## Exercise details:
Take the material below and retype it in full; pictures are left out.

--- BEGIN ---

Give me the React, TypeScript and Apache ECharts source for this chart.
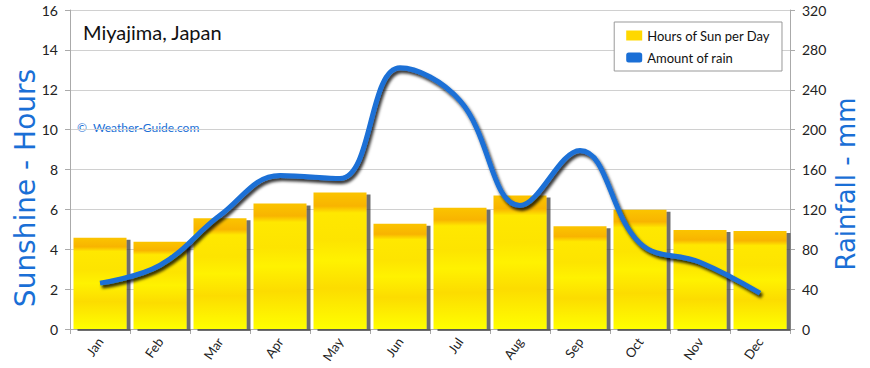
import React, { useEffect, useRef } from "react";
import * as echarts from "echarts";

const months = ["Jan", "Feb", "Mar", "Apr", "May", "Jun", "Jul", "Aug", "Sep", "Oct", "Nov", "Dec"];
const sunHours = [4.58, 4.38, 5.55, 6.3, 6.85, 5.28, 6.08, 6.7, 5.15, 5.98, 4.96, 4.92];
const rainMm = [46, 64, 114, 154, 151, 262, 229, 124, 179, 86, 67, 36];

const FONT = "Lato";
const BLUE = "#1a6fd6";

export default function App() {
  const ref = useRef<HTMLDivElement>(null);
  useEffect(() => {
    if (!ref.current) return;
    const chart = echarts.init(ref.current, undefined, { renderer: "svg" });
    const barColor = new echarts.graphic.LinearGradient(0, 0, 0, 1, [
      { offset: 0, color: "#fbc400" },
      { offset: 0.1, color: "#f8b400" },
      { offset: 0.15, color: "#ffe800" },
      { offset: 0.35, color: "#fde400" },
      { offset: 0.5, color: "#fff200" },
      { offset: 0.7, color: "#fcdc00" },
      { offset: 1, color: "#ffff00" },
    ]);
    chart.setOption({
      animation: false,
      backgroundColor: "#ffffff",
      textStyle: { fontFamily: FONT },
      grid: { left: 70, right: 80, top: 10, bottom: 39, outerBoundsMode: "none", containLabel: false },
      title: {
        text: "Miyajima, Japan",
        left: 78,
        top: 17,
        textStyle: { fontFamily: FONT, fontSize: 20, fontWeight: "normal", color: "#111" },
      },
      graphic: [
        {
          type: "text",
          left: 77,
          top: 121,
          style: { text: "©  Weather-Guide.com", fill: BLUE, font: `12px ${FONT}` },
        },
        {
          type: "text",
          x: 25,
          y: 188,
          rotation: Math.PI / 2,
          style: {
            text: "Sunshine - Hours",
            fill: BLUE,
            font: "28px 'DejaVu Sans'",
            align: "center",
            verticalAlign: "middle",
          },
        },
        {
          type: "text",
          x: 846,
          y: 184,
          rotation: Math.PI / 2,
          style: {
            text: "Rainfall - mm",
            fill: BLUE,
            font: "26px 'DejaVu Sans'",
            align: "center",
            verticalAlign: "middle",
          },
        },
      ],
      legend: {
        right: 88,
        top: 22,
        orient: "vertical",
        backgroundColor: "#fff",
        borderColor: "#999",
        borderWidth: 1,
        padding: [7, 12, 7, 12],
        itemGap: 9,
        itemWidth: 16,
        itemHeight: 10,
        textStyle: { fontFamily: FONT, fontSize: 13, color: "#111" },
        data: [
          { name: "Hours of Sun per Day", icon: "rect", itemStyle: { color: "#ffd800" } },
          { name: "Amount of rain", icon: "roundRect", itemStyle: { color: BLUE } },
        ],
      },
      xAxis: {
        type: "category",
        data: months,
        axisLine: { lineStyle: { color: "#aaa", width: 1 } },
        axisTick: { show: true, alignWithLabel: false, lineStyle: { color: "#aaa" } },
        axisLabel: { rotate: 55, color: "#222", fontSize: 13, margin: 10, fontFamily: FONT },
      },
      yAxis: [
        {
          type: "value",
          min: 0,
          max: 16,
          interval: 2,
          axisLine: { show: true, lineStyle: { color: "#aaa" } },
          axisTick: { show: true, lineStyle: { color: "#aaa" } },
          axisLabel: { color: "#222", fontSize: 14, margin: 12 },
          splitLine: { lineStyle: { color: "#d0d0d0", width: 1 } },
        },
        {
          type: "value",
          min: 0,
          max: 320,
          interval: 40,
          axisLine: { show: true, lineStyle: { color: "#aaa" } },
          axisTick: { show: true, lineStyle: { color: "#aaa" } },
          axisLabel: { color: "#222", fontSize: 14, margin: 12 },
          splitLine: { show: false },
        },
      ],
      series: [
        {
          name: "Hours of Sun per Day",
          type: "bar",
          data: sunHours,
          yAxisIndex: 0,
          barWidth: 53,
          itemStyle: {
            color: barColor,
            shadowColor: "rgba(60,60,60,0.75)",
            shadowOffsetX: 4,
            shadowOffsetY: 2,
            shadowBlur: 1,
          },
        },
        {
          name: "Amount of rain",
          type: "line",
          data: rainMm,
          yAxisIndex: 1,
          smooth: 0.4,
          showSymbol: false,
          symbol: "none",
          lineStyle: {
            color: BLUE,
            width: 5,
            shadowColor: "rgba(0,0,0,0.8)",
            shadowBlur: 3,
            shadowOffsetX: 2,
            shadowOffsetY: 3,
          },
          itemStyle: { color: BLUE },
          z: 5,
        },
      ],
    });
    return () => chart.dispose();
  }, []);
  return <div ref={ref} style={{ width: 870, height: 368, position: "absolute", left: 0, top: 0 }} />;
}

--- END ---

## Result for this exercise:
Give me the React, TypeScript and Apache ECharts source for this chart.
import React, { useEffect, useRef } from "react";
import * as echarts from "echarts";

const months = ["Jan", "Feb", "Mar", "Apr", "May", "Jun", "Jul", "Aug", "Sep", "Oct", "Nov", "Dec"];
const sunHours = [4.58, 4.38, 5.55, 6.3, 6.85, 5.28, 6.08, 6.7, 5.15, 5.98, 4.96, 4.92];
const rainMm = [46, 64, 114, 154, 151, 262, 229, 124, 179, 86, 67, 36];

const FONT = "Lato";
const BLUE = "#1a6fd6";

export default function App() {
  const ref = useRef<HTMLDivElement>(null);
  useEffect(() => {
    if (!ref.current) return;
    const chart = echarts.init(ref.current, undefined, { renderer: "svg" });
    const barColor = new echarts.graphic.LinearGradient(0, 0, 0, 1, [
      { offset: 0, color: "#fbc400" },
      { offset: 0.1, color: "#f8b400" },
      { offset: 0.15, color: "#ffe800" },
      { offset: 0.35, color: "#fde400" },
      { offset: 0.5, color: "#fff200" },
      { offset: 0.7, color: "#fcdc00" },
      { offset: 1, color: "#ffff00" },
    ]);
    chart.setOption({
      animation: false,
      backgroundColor: "#ffffff",
      textStyle: { fontFamily: FONT },
      grid: { left: 70, right: 80, top: 10, bottom: 39, outerBoundsMode: "none", containLabel: false },
      title: {
        text: "Miyajima, Japan",
        left: 78,
        top: 17,
        textStyle: { fontFamily: FONT, fontSize: 20, fontWeight: "normal", color: "#111" },
      },
      graphic: [
        {
          type: "text",
          left: 77,
          top: 121,
          style: { text: "©  Weather-Guide.com", fill: BLUE, font: `12px ${FONT}` },
        },
        {
          type: "text",
          x: 25,
          y: 188,
          rotation: Math.PI / 2,
          style: {
            text: "Sunshine - Hours",
            fill: BLUE,
            font: "28px 'DejaVu Sans'",
            align: "center",
            verticalAlign: "middle",
          },
        },
        {
          type: "text",
          x: 846,
          y: 184,
          rotation: Math.PI / 2,
          style: {
            text: "Rainfall - mm",
            fill: BLUE,
            font: "26px 'DejaVu Sans'",
            align: "center",
            verticalAlign: "middle",
          },
        },
      ],
      legend: {
        right: 88,
        top: 22,
        orient: "vertical",
        backgroundColor: "#fff",
        borderColor: "#999",
        borderWidth: 1,
        padding: [7, 12, 7, 12],
        itemGap: 9,
        itemWidth: 16,
        itemHeight: 10,
        textStyle: { fontFamily: FONT, fontSize: 13, color: "#111" },
        data: [
          { name: "Hours of Sun per Day", icon: "rect", itemStyle: { color: "#ffd800" } },
          { name: "Amount of rain", icon: "roundRect", itemStyle: { color: BLUE } },
        ],
      },
      xAxis: {
        type: "category",
        data: months,
        axisLine: { lineStyle: { color: "#aaa", width: 1 } },
        axisTick: { show: true, alignWithLabel: false, lineStyle: { color: "#aaa" } },
        axisLabel: { rotate: 55, color: "#222", fontSize: 13, margin: 10, fontFamily: FONT },
      },
      yAxis: [
        {
          type: "value",
          min: 0,
          max: 16,
          interval: 2,
          axisLine: { show: true, lineStyle: { color: "#aaa" } },
          axisTick: { show: true, lineStyle: { color: "#aaa" } },
          axisLabel: { color: "#222", fontSize: 14, margin: 12 },
          splitLine: { lineStyle: { color: "#d0d0d0", width: 1 } },
        },
        {
          type: "value",
          min: 0,
          max: 320,
          interval: 40,
          axisLine: { show: true, lineStyle: { color: "#aaa" } },
          axisTick: { show: true, lineStyle: { color: "#aaa" } },
          axisLabel: { color: "#222", fontSize: 14, margin: 12 },
          splitLine: { show: false },
        },
      ],
      series: [
        {
          name: "Hours of Sun per Day",
          type: "bar",
          data: sunHours,
          yAxisIndex: 0,
          barWidth: 53,
          itemStyle: {
            color: barColor,
            shadowColor: "rgba(60,60,60,0.75)",
            shadowOffsetX: 4,
            shadowOffsetY: 2,
            shadowBlur: 1,
          },
        },
        {
          name: "Amount of rain",
          type: "line",
          data: rainMm,
          yAxisIndex: 1,
          smooth: 0.4,
          showSymbol: false,
          symbol: "none",
          lineStyle: {
            color: BLUE,
            width: 5,
            shadowColor: "rgba(0,0,0,0.8)",
            shadowBlur: 3,
            shadowOffsetX: 2,
            shadowOffsetY: 3,
          },
          itemStyle: { color: BLUE },
          z: 5,
        },
      ],
    });
    return () => chart.dispose();
  }, []);
  return <div ref={ref} style={{ width: 870, height: 368, position: "absolute", left: 0, top: 0 }} />;
}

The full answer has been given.